§ DIRECTIONS: Of the lines below, count those containing the word "this". Reply with the number alone.

§ DATASET RECORDS:
>>>>>
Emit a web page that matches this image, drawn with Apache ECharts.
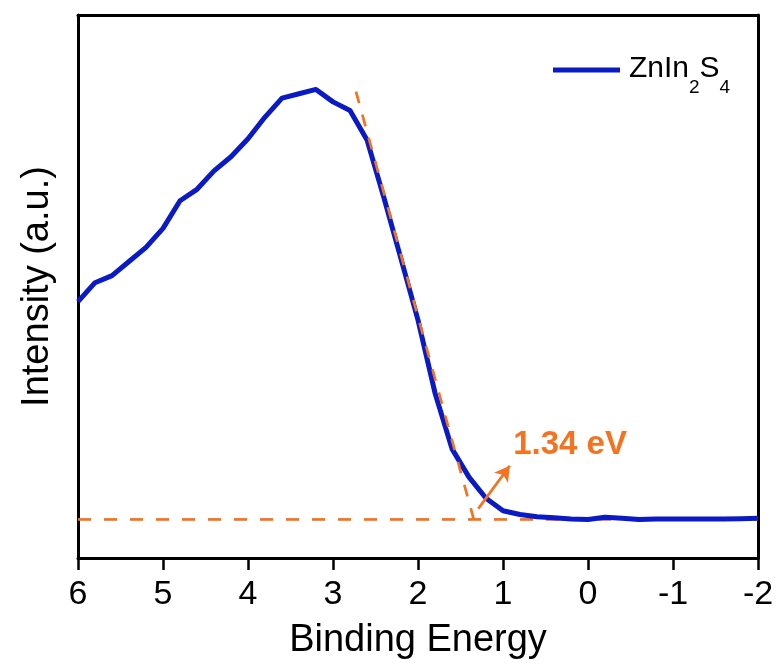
<<<<<
>>>>>
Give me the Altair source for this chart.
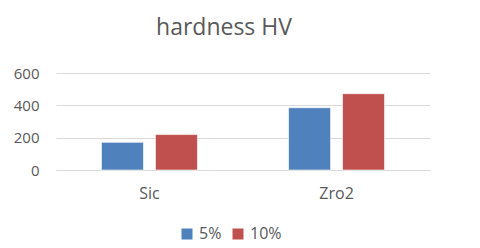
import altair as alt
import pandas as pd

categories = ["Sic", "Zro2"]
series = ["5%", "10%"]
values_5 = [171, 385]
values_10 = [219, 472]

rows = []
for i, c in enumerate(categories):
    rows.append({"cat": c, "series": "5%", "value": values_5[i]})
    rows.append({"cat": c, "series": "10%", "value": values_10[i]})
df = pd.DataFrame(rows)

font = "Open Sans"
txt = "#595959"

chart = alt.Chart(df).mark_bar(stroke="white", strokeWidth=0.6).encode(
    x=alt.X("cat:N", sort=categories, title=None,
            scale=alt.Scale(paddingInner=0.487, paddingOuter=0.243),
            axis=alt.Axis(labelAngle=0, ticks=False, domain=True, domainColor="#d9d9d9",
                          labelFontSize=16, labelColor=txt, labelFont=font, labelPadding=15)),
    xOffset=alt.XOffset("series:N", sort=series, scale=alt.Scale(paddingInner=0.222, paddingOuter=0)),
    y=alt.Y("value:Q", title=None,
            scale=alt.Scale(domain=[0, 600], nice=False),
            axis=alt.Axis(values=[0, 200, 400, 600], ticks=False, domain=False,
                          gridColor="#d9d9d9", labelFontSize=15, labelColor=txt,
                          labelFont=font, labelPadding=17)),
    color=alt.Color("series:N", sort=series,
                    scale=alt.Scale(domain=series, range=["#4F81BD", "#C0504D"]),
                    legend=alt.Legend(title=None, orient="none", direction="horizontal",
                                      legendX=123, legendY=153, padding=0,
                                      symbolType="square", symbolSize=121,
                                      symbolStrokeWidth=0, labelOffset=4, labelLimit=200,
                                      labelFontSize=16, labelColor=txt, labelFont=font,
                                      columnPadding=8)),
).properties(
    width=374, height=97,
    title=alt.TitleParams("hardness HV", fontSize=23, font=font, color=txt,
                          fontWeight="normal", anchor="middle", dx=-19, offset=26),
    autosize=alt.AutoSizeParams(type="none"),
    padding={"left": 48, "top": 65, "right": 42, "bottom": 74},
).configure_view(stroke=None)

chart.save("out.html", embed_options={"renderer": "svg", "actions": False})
<<<<<
§ THE SOLUTION: 2